Leave out every picture, then transcribe the rest of the listing exactly.

[Start of Material supplied]

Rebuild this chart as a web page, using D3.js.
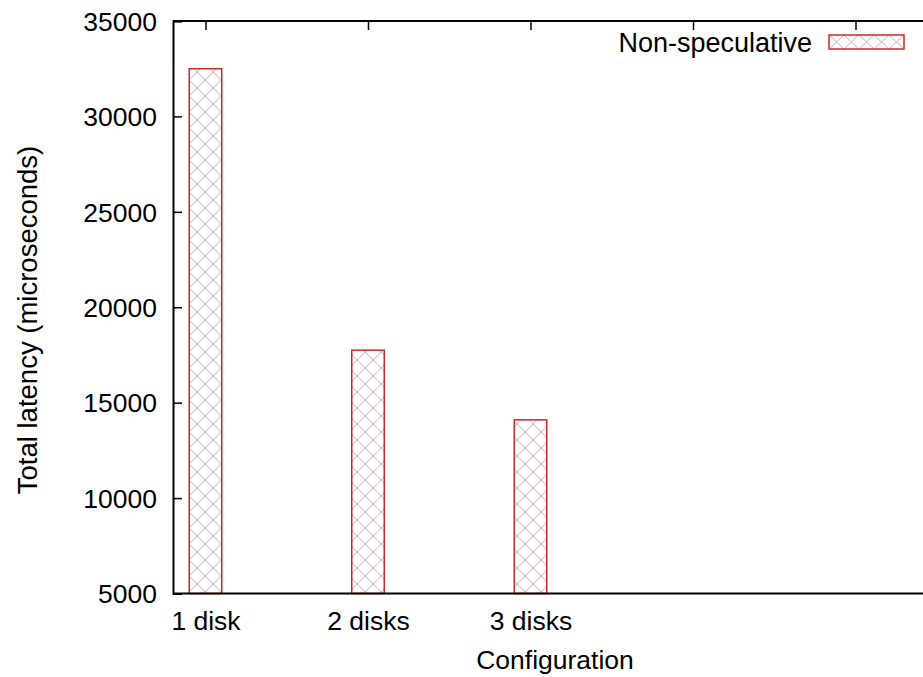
<!DOCTYPE html>
<html>
<head>
<meta charset="utf-8">
<script src="https://cdn.jsdelivr.net/npm/d3@7"></script>
<style>
  html, body { margin: 0; padding: 0; background: #fff; }
  svg text { font-family: "Liberation Sans", Arial, Helvetica, sans-serif; fill: #000; }
</style>
</head>
<body>
<div id="chart"></div>
<script>
// Chart data
const configs = ["1 disk", "2 disks", "3 disks"];
const latency = [32500, 17750, 14100];
const yTicks = [5000, 10000, 15000, 20000, 25000, 30000, 35000];
const topTicks = [0, 1, 2, 3, 4];
const seriesName = "Non-speculative";

const width = 923;
const height = 677;
const margin = { top: 21, right: 0, bottom: 84, left: 173 };

const svg = d3.select('#chart')
    .append('svg')
    .attr('width', width)
    .attr('height', height);

// Crosshatch patterns
const defs = svg.append('defs');
function addHatch(id, w, h, x0, y0) {
    const p = defs.append('pattern')
        .attr('id', id)
        .attr('patternUnits', 'userSpaceOnUse')
        .attr('width', w)
        .attr('height', h)
        .attr('x', x0)
        .attr('y', y0);
    p.append('rect').attr('width', w).attr('height', h).attr('fill', '#fff');
    p.append('path')
        .attr('d', `M0,0L${w},${h}M${w},0L0,${h}`)
        .attr('stroke', '#d2b0b0')
        .attr('stroke-width', 1)
        .attr('fill', 'none');
}

// Scales (the x range runs past the right edge, as in the reference)
const x = d3.scaleLinear()
    .domain([-0.2, 4.5])
    .range([margin.left, margin.left + 4.7 * 162.5]);

const y = d3.scaleLinear()
    .domain([5000, 35000])
    .range([height - margin.bottom + 0.5, margin.top]);

addHatch('hatch', 16, 16, x(-0.1), 0);

// Bars
svg.selectAll('.bar')
    .data(latency)
    .enter()
    .append('rect')
    .attr('class', 'bar')
    .attr('x', (d, i) => x(i - 0.1))
    .attr('y', d => y(d))
    .attr('width', x(0.1) - x(-0.1))
    .attr('height', d => y(5000) - y(d))
    .attr('fill', 'url(#hatch)')
    .attr('stroke', '#cc2a2a')
    .attr('stroke-width', 1.5);

// Y axis
const yAxis = svg.append('g')
    .attr('transform', `translate(${margin.left},0)`)
    .call(d3.axisLeft(y).tickValues(yTicks).tickSize(-9).tickPadding(16).tickFormat(d3.format('d')));
yAxis.select('.domain').attr('stroke-width', 2);
yAxis.selectAll('.tick line').attr('stroke-width', 1.5);
yAxis.selectAll('.tick text').style('font-size', '26.5px').attr('dy', '0.35em');

// Top border with inward ticks
const topAxis = svg.append('g')
    .attr('transform', `translate(0,${margin.top})`)
    .call(d3.axisTop(x).tickValues(topTicks).tickSize(-9).tickFormat(''));
topAxis.select('.domain').attr('stroke-width', 2).attr('d', `M${margin.left},0H${width}`);
topAxis.selectAll('.tick line').attr('stroke-width', 1.5);

// Bottom axis with category labels
const xAxis = svg.append('g')
    .attr('transform', `translate(0,${y(5000)})`)
    .call(d3.axisBottom(x).tickValues(configs.map((c, i) => i)).tickSize(0).tickPadding(17)
        .tickFormat(i => configs[i]));
xAxis.select('.domain').attr('stroke-width', 2).attr('d', `M${margin.left},0H${width}`);
xAxis.selectAll('.tick text').style('font-size', '26.5px').attr('dy', '0.75em');

// Axis titles
svg.append('text')
    .attr('x', 555)
    .attr('y', 669)
    .attr('text-anchor', 'middle')
    .style('font-size', '26.5px')
    .text('Configuration');

svg.append('text')
    .attr('transform', 'translate(37,320) rotate(-90)')
    .attr('text-anchor', 'middle')
    .style('font-size', '27.5px')
    .text('Total latency (microseconds)');

// Legend
const legend = svg.append('g').attr('class', 'legend');
legend.append('text')
    .attr('x', 812)
    .attr('y', 52)
    .attr('text-anchor', 'end')
    .style('font-size', '27px')
    .text(seriesName);
addHatch('hatchKey', 15, 14, 829, 35);
legend.append('rect')
    .attr('x', 829)
    .attr('y', 35)
    .attr('width', 75)
    .attr('height', 14)
    .attr('fill', 'url(#hatchKey)')
    .attr('stroke', '#cc2a2a')
    .attr('stroke-width', 1.5);
</script>
</body>
</html>
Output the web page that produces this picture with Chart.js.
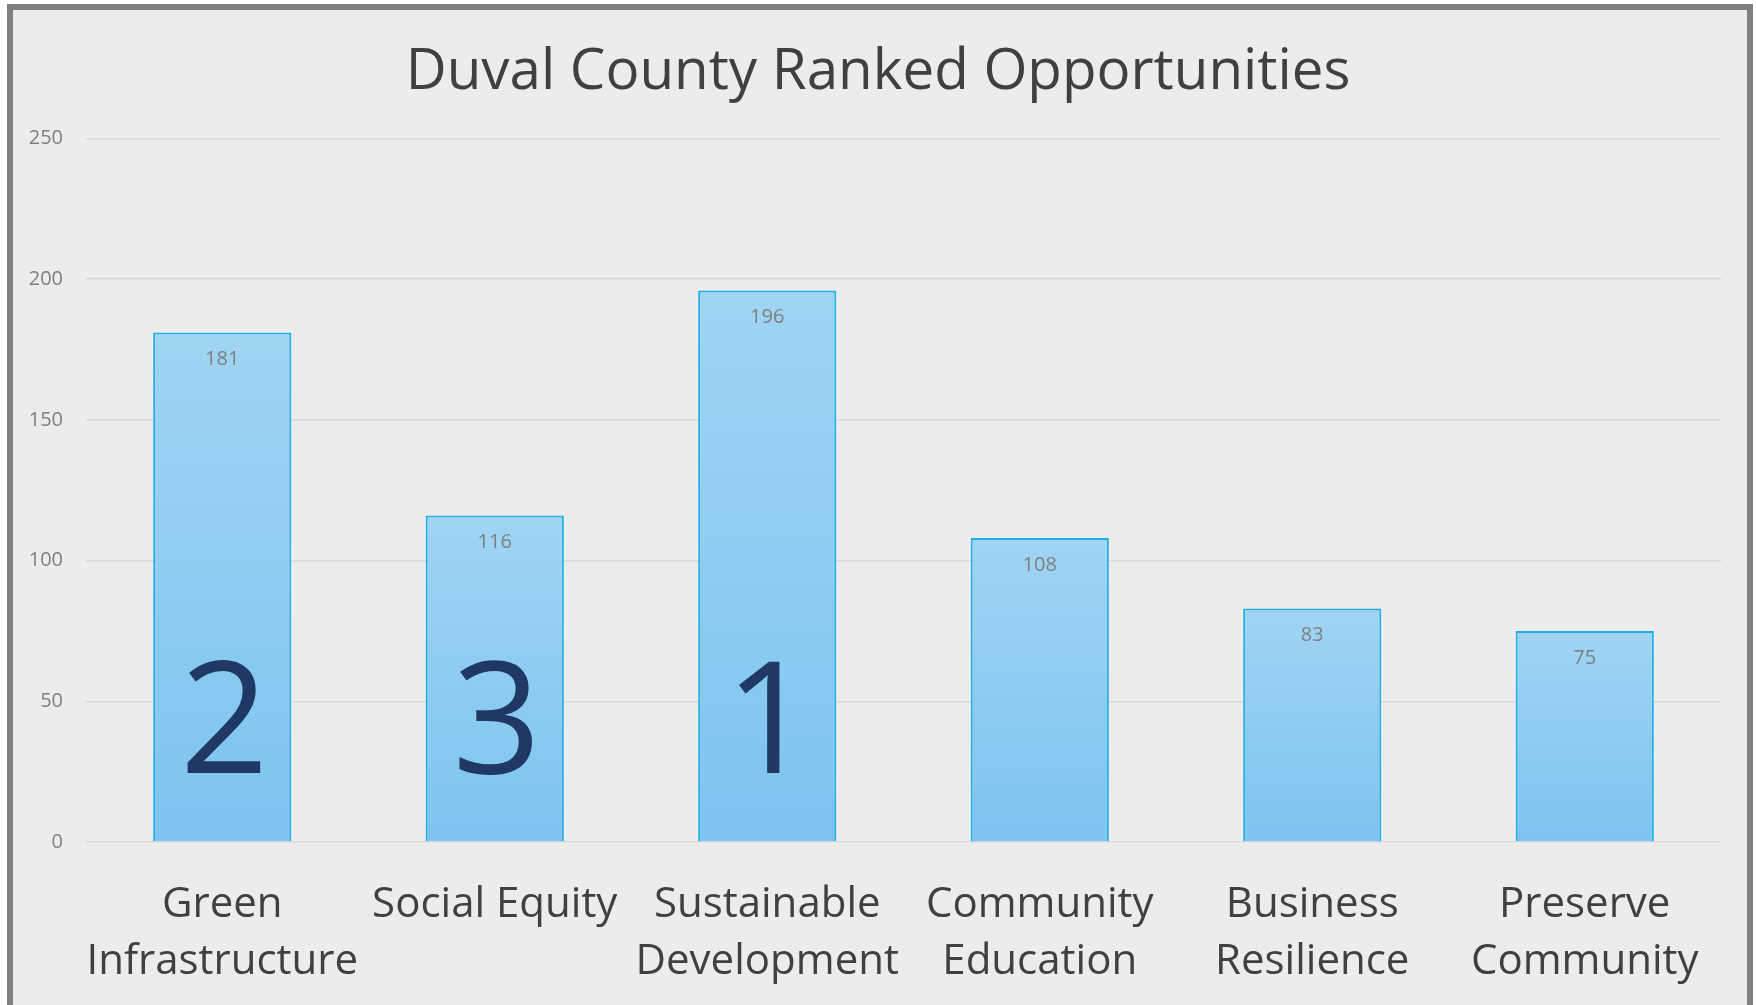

[End of Material supplied]

▸ **Output below**:
Rebuild this chart as a web page, using D3.js.
<!DOCTYPE html>
<html>
<head>
<meta charset="utf-8">
<script src="https://cdn.jsdelivr.net/npm/d3@7"></script>
<style>
  html, body { margin: 0; padding: 0; background: #fff; }
  svg text { font-family: "Liberation Sans", Arial, Helvetica, sans-serif; fill: #000; }
</style>
</head>
<body>
<div id="chart"></div>
<script>
// Chart data
const configs = ["1 disk", "2 disks", "3 disks"];
const latency = [32500, 17750, 14100];
const yTicks = [5000, 10000, 15000, 20000, 25000, 30000, 35000];
const topTicks = [0, 1, 2, 3, 4];
const seriesName = "Non-speculative";

const width = 923;
const height = 677;
const margin = { top: 21, right: 0, bottom: 84, left: 173 };

const svg = d3.select('#chart')
    .append('svg')
    .attr('width', width)
    .attr('height', height);

// Crosshatch patterns
const defs = svg.append('defs');
function addHatch(id, w, h, x0, y0) {
    const p = defs.append('pattern')
        .attr('id', id)
        .attr('patternUnits', 'userSpaceOnUse')
        .attr('width', w)
        .attr('height', h)
        .attr('x', x0)
        .attr('y', y0);
    p.append('rect').attr('width', w).attr('height', h).attr('fill', '#fff');
    p.append('path')
        .attr('d', `M0,0L${w},${h}M${w},0L0,${h}`)
        .attr('stroke', '#d2b0b0')
        .attr('stroke-width', 1)
        .attr('fill', 'none');
}

// Scales (the x range runs past the right edge, as in the reference)
const x = d3.scaleLinear()
    .domain([-0.2, 4.5])
    .range([margin.left, margin.left + 4.7 * 162.5]);

const y = d3.scaleLinear()
    .domain([5000, 35000])
    .range([height - margin.bottom + 0.5, margin.top]);

addHatch('hatch', 16, 16, x(-0.1), 0);

// Bars
svg.selectAll('.bar')
    .data(latency)
    .enter()
    .append('rect')
    .attr('class', 'bar')
    .attr('x', (d, i) => x(i - 0.1))
    .attr('y', d => y(d))
    .attr('width', x(0.1) - x(-0.1))
    .attr('height', d => y(5000) - y(d))
    .attr('fill', 'url(#hatch)')
    .attr('stroke', '#cc2a2a')
    .attr('stroke-width', 1.5);

// Y axis
const yAxis = svg.append('g')
    .attr('transform', `translate(${margin.left},0)`)
    .call(d3.axisLeft(y).tickValues(yTicks).tickSize(-9).tickPadding(16).tickFormat(d3.format('d')));
yAxis.select('.domain').attr('stroke-width', 2);
yAxis.selectAll('.tick line').attr('stroke-width', 1.5);
yAxis.selectAll('.tick text').style('font-size', '26.5px').attr('dy', '0.35em');

// Top border with inward ticks
const topAxis = svg.append('g')
    .attr('transform', `translate(0,${margin.top})`)
    .call(d3.axisTop(x).tickValues(topTicks).tickSize(-9).tickFormat(''));
topAxis.select('.domain').attr('stroke-width', 2).attr('d', `M${margin.left},0H${width}`);
topAxis.selectAll('.tick line').attr('stroke-width', 1.5);

// Bottom axis with category labels
const xAxis = svg.append('g')
    .attr('transform', `translate(0,${y(5000)})`)
    .call(d3.axisBottom(x).tickValues(configs.map((c, i) => i)).tickSize(0).tickPadding(17)
        .tickFormat(i => configs[i]));
xAxis.select('.domain').attr('stroke-width', 2).attr('d', `M${margin.left},0H${width}`);
xAxis.selectAll('.tick text').style('font-size', '26.5px').attr('dy', '0.75em');

// Axis titles
svg.append('text')
    .attr('x', 555)
    .attr('y', 669)
    .attr('text-anchor', 'middle')
    .style('font-size', '26.5px')
    .text('Configuration');

svg.append('text')
    .attr('transform', 'translate(37,320) rotate(-90)')
    .attr('text-anchor', 'middle')
    .style('font-size', '27.5px')
    .text('Total latency (microseconds)');

// Legend
const legend = svg.append('g').attr('class', 'legend');
legend.append('text')
    .attr('x', 812)
    .attr('y', 52)
    .attr('text-anchor', 'end')
    .style('font-size', '27px')
    .text(seriesName);
addHatch('hatchKey', 15, 14, 829, 35);
legend.append('rect')
    .attr('x', 829)
    .attr('y', 35)
    .attr('width', 75)
    .attr('height', 14)
    .attr('fill', 'url(#hatchKey)')
    .attr('stroke', '#cc2a2a')
    .attr('stroke-width', 1.5);
</script>
</body>
</html>
Output the web page that produces this picture with Chart.js.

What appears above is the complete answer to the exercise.